STATED PROBLEM. Everything from the line with "Write the React, TypeScript" through the line with "Line, XAxis, YAxis", inclusive, should be repeated exactly, except the pictures.

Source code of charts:
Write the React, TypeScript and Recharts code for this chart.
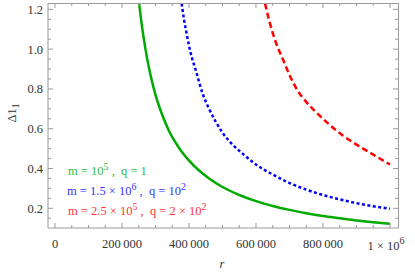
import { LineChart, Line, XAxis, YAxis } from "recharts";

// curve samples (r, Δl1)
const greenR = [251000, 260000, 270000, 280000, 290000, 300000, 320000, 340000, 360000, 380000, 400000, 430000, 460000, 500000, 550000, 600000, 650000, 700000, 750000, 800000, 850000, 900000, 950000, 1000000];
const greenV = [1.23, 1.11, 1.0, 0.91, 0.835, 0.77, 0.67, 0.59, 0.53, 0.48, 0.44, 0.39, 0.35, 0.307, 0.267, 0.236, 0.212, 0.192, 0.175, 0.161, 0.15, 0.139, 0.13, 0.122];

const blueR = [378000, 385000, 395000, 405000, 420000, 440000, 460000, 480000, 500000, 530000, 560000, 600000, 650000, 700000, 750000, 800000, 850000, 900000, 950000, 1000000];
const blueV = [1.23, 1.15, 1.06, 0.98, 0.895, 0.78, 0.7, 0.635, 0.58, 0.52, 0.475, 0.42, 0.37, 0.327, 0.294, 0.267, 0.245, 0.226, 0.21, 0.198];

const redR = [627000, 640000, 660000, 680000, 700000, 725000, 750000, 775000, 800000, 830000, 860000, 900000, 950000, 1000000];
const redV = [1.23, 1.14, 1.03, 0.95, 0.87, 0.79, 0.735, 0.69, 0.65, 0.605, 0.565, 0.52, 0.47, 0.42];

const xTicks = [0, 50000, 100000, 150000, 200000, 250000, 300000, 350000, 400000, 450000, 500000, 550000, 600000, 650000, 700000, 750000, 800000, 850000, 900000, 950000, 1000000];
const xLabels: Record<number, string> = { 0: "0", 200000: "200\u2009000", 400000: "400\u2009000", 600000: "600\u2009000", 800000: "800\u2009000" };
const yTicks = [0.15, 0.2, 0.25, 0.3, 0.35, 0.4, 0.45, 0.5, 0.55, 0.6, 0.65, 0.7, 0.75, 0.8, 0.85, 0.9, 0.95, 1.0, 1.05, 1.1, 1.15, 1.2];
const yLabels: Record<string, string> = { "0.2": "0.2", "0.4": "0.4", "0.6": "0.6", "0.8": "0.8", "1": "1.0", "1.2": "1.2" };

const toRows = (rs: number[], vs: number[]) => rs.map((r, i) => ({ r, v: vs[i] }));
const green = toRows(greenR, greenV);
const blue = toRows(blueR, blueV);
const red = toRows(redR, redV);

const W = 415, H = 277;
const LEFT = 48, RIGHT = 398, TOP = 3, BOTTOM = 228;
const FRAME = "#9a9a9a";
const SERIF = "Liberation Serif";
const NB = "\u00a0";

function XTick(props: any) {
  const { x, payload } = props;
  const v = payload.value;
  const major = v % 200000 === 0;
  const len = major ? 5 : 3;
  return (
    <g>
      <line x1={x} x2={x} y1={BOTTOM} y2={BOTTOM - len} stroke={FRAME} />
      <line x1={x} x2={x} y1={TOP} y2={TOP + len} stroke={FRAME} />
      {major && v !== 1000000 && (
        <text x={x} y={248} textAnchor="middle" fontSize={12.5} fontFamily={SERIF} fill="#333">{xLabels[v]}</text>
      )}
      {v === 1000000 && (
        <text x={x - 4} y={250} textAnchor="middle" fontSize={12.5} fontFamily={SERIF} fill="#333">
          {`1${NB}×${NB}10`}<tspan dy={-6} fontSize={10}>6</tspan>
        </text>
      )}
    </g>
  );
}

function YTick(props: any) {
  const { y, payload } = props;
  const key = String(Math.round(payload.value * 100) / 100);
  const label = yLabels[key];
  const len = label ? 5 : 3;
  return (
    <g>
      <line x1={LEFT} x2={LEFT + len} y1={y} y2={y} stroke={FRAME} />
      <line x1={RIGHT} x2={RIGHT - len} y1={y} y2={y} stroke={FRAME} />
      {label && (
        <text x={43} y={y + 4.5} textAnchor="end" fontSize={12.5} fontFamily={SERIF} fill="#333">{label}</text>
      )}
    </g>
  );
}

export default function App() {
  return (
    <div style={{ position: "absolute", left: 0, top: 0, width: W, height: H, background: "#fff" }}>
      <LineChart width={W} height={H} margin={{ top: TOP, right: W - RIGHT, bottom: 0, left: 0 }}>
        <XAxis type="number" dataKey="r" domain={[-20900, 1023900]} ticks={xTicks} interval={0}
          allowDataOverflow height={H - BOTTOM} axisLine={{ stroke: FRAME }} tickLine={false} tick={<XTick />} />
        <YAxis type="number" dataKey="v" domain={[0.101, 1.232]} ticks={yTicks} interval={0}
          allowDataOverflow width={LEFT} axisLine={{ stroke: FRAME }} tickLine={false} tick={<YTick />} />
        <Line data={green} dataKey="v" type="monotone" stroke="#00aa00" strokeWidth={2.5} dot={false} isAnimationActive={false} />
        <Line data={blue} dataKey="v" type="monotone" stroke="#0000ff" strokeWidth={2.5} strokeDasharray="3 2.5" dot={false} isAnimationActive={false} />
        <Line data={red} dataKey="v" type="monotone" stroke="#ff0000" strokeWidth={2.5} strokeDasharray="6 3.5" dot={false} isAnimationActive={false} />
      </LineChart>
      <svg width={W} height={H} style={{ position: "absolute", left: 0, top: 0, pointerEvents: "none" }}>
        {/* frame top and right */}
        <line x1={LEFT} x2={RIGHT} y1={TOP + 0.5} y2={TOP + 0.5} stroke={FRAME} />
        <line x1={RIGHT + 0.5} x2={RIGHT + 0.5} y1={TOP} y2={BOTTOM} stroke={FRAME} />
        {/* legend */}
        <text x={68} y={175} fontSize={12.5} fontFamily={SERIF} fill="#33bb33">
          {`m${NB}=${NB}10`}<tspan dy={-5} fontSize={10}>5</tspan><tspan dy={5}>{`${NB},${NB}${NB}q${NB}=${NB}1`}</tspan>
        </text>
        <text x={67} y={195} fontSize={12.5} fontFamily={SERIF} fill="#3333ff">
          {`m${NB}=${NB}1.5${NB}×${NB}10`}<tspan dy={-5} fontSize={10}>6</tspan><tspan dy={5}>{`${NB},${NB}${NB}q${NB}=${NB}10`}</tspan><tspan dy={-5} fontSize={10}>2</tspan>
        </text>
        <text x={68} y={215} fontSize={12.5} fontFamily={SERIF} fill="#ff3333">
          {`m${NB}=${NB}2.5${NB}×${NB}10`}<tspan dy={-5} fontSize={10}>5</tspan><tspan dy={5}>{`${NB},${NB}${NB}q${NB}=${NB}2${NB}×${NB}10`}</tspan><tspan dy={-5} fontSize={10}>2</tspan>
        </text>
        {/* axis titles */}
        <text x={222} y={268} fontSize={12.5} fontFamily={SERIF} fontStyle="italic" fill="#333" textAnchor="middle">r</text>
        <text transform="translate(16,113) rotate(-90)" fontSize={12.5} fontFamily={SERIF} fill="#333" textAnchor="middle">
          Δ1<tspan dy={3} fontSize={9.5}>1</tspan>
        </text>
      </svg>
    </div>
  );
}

---

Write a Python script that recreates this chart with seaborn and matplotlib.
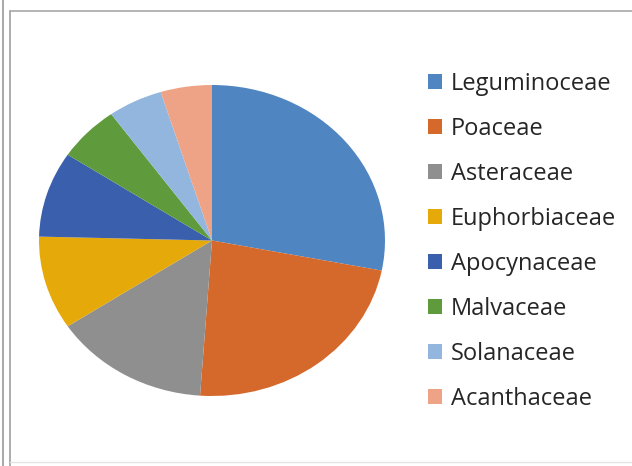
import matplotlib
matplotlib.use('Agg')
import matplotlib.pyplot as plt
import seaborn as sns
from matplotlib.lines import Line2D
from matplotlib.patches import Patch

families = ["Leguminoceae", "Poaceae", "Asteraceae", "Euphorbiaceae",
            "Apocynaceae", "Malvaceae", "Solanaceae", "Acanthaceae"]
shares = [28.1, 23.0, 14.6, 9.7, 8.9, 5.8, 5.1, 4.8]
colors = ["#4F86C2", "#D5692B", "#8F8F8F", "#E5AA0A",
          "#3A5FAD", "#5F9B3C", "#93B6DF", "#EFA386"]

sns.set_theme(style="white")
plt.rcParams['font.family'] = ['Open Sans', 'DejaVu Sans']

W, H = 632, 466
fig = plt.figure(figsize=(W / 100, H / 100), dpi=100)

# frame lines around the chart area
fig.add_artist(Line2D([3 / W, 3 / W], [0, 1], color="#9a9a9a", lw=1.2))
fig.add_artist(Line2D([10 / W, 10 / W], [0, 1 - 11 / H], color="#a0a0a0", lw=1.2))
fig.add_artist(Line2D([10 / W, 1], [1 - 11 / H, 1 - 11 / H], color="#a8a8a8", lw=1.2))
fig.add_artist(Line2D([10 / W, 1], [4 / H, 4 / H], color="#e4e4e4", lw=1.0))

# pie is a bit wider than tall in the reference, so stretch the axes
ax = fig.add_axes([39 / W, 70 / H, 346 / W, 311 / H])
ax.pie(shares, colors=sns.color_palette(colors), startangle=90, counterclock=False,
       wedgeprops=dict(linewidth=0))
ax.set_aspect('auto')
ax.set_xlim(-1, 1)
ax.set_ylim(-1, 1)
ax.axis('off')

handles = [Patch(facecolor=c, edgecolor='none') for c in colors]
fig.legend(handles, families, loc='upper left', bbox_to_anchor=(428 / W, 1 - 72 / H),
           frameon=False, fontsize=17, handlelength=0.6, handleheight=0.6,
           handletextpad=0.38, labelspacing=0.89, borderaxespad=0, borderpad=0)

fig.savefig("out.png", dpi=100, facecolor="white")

EXERCISE OUTPUT.
Write the React, TypeScript and Recharts code for this chart.
import { LineChart, Line, XAxis, YAxis } from "recharts";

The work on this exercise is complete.